INDIANA LAW IS VERY STRICT WHEN IT COMES TO MEDICAL MALPRACTICE CLAIMS
Nov. 4, 2014
Indiana medical malpractice lawyer discusses a recent case showing how strict Indiana medical malpractice law can be especially when it comes to statute of limitations issues.
Update: The Indiana Supreme Court overturned the Indiana Court of Appeals decision holding that using a third party delivery service such as UPS or Fed Ex is sufficient to comply with the filing requirements of the Indiana Medical Malpractice Act. Specifically, the Court said:
Our decision constitutes a refusal to elevate form over substance. “We are unwilling to fortify the armory of those who attack the law as famous for its ability to elevate form over substance.” State ex rel. Attorney Gen. v. Lake Superior Court, 820 N.E.2d 1240, 1252 (Ind. 2005); see In re Estate of Robertson, 859 N.E.2d 772, 778-79 (Ind. Ct. App. 2007) (J. Robb, dissenting), trans. not sought. We see no substantive difference between a proposed medical malpractice complaint mailed via FedEx Priority Overnight, tracking and return receipt requested, and a proposed complaint mailed via USPS registered and certified mail. And neither does the Indiana General Assembly, as evident by their adoption of Indiana Code section 1-1-7-1.
For many years, Indiana had a strict two year occurrence based statute of limitations. That meant that a person who believed they are a victim of medical malpractice had to file their claim within two years of the “occurrence” or “event” or otherwise the claim would be forever barred.

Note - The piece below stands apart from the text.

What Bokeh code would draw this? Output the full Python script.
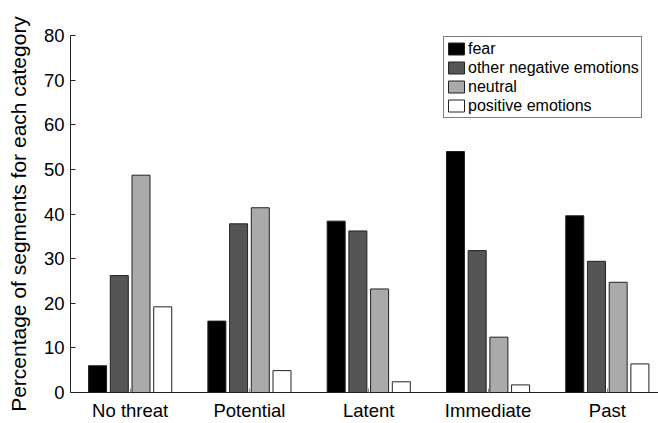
from bokeh.plotting import figure
from bokeh.models import Range1d, FixedTicker, Legend, LegendItem, ColumnDataSource
from bokeh.embed import file_html
from bokeh.resources import INLINE

categories = ["No threat", "Potential", "Latent", "Immediate", "Past"]
series_names = ["fear", "other negative emotions", "neutral", "positive emotions"]
fear = [6.0, 16.0, 38.4, 54.0, 39.6]
other_negative = [26.2, 37.8, 36.2, 31.8, 29.4]
neutral = [48.7, 41.4, 23.2, 12.4, 24.7]
positive = [19.2, 4.9, 2.4, 1.7, 6.4]
y_ticks = [0, 10, 20, 30, 40, 50, 60, 70, 80]

series = [fear, other_negative, neutral, positive]
colors = ["#000000", "#555555", "#aaaaaa", "#ffffff"]

FONT = "Liberation Sans"

p = figure(width=658, height=423, output_backend="svg", toolbar_location=None,
           x_range=Range1d(0.5, 5.429), y_range=Range1d(0, 80),
           min_border_left=70, min_border_right=0, min_border_top=35,
           min_border_bottom=29)
p.outline_line_color = None
p.xgrid.visible = False
p.ygrid.visible = False

centers = list(range(1, len(categories) + 1))
spacing = 0.182
bar_w = 0.151
items = []
for k, (vals, name, col) in enumerate(zip(series, series_names, colors)):
    xs = [c + (k - 1.5) * spacing for c in centers]
    src = ColumnDataSource(dict(x=xs, top=vals))
    r = p.vbar(x="x", top="top", width=bar_w, bottom=0, source=src,
               fill_color=col, line_color="#222222", line_width=1)
    items.append(LegendItem(label=name, renderers=[r]))

legend = Legend(items=items, location=(373, 274))
legend.label_text_font = FONT
legend.label_text_font_size = "16px"
legend.label_text_color = "black"
legend.glyph_width = 20
legend.glyph_height = 15
legend.label_height = 19
legend.label_standoff = 2
legend.spacing = 0
legend.padding = 2
legend.margin = 0
legend.border_line_color = "black"
legend.border_line_width = 1
legend.background_fill_alpha = 1
p.add_layout(legend, "center")

p.xaxis.ticker = FixedTicker(ticks=centers)
p.xaxis.major_label_overrides = {c: lab for c, lab in zip(centers, categories)}
p.yaxis.ticker = FixedTicker(ticks=y_ticks)
p.yaxis.axis_label = "Percentage of segments for each category"

for ax in (p.xaxis[0], p.yaxis[0]):
    ax.axis_line_color = "#222222"
    ax.axis_line_width = 1
    ax.major_tick_in = 5
    ax.major_tick_out = 0
    ax.minor_tick_line_color = None
    ax.major_tick_line_color = "#222222"
    ax.major_label_text_font = FONT
    ax.major_label_text_font_size = "18.5px"
    ax.major_label_text_color = "black"
    ax.axis_label_text_font = FONT
    ax.axis_label_text_font_size = "21px"
    ax.axis_label_text_font_style = "normal"
    ax.axis_label_text_color = "black"

p.xaxis.major_tick_in = 4
p.xaxis.major_tick_line_color = "#888888"
p.xaxis.major_label_standoff = 7
p.yaxis.major_label_standoff = 6
p.yaxis.axis_label_standoff = 11

open("out.html", "w").write(file_html(p, INLINE))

Over the years, Indiana courts have lessened the restriction somewhat – acknowledging that a patient may not even learn they were a victim of medical malpractice until after the two year statute of limitations had expired.
Every year there are a few cases that go up the appellate courts regarding the statute of limitations you can read here and here. The Indiana Court of Appeals recently ruled on another statute of limitations case showing how strict Indiana law can be when it comes to medical malpractice.
Medical malpractice statute of limitations cases are very fact dependent, so let's take a look at the important facts in this case.
A patient died on April 20, 2007 in LaPorte Hospital.
On Sunday, April 19, 2009, Moryl sent her proposed medical malpractice complaint to the Indiana Department of Insurance via FedEx.
The Indiana Department of Insurance received the complaint on April 21, 2009 – 1 day after the statute of limitations had expired.
The trial court dismissed Moryl's complaint finding that it was not filed within the two year statute of limitations.
Plaintiff appealed the case to the Indiana Court of Appeals.
The Appellate Court sustained the dismissal finding the complaint was not timely filed.
The issue in this case had to do with using FedEx to deliver the complaint to the Indiana Department of Insurance. Indiana law for medical malpractice complaints deems a matter filed if it is deposited in US Mail registered or certified. So, if the registered or certified mail was deposited in US Mail on April 19, 2009, the complaint would have been deemed timely filed. Even though there is a record of the fact that the complaint was deposited with FedEx on the 19th – the court said that a private third party carrier – like Fed Ex – was not the same as mailing certified or registered mail because the law that the filing was based on did not mention FedEx or other private commercial carrier.
This is a true example of how strict Indiana medical malpractice law can be and how harsh the results can be if the law is not followed to the “T”. Remember, if you believe that you or a family member has been injured because of medical malpractice, you have to file your claim within two years of the date that the “malpractice occurred.”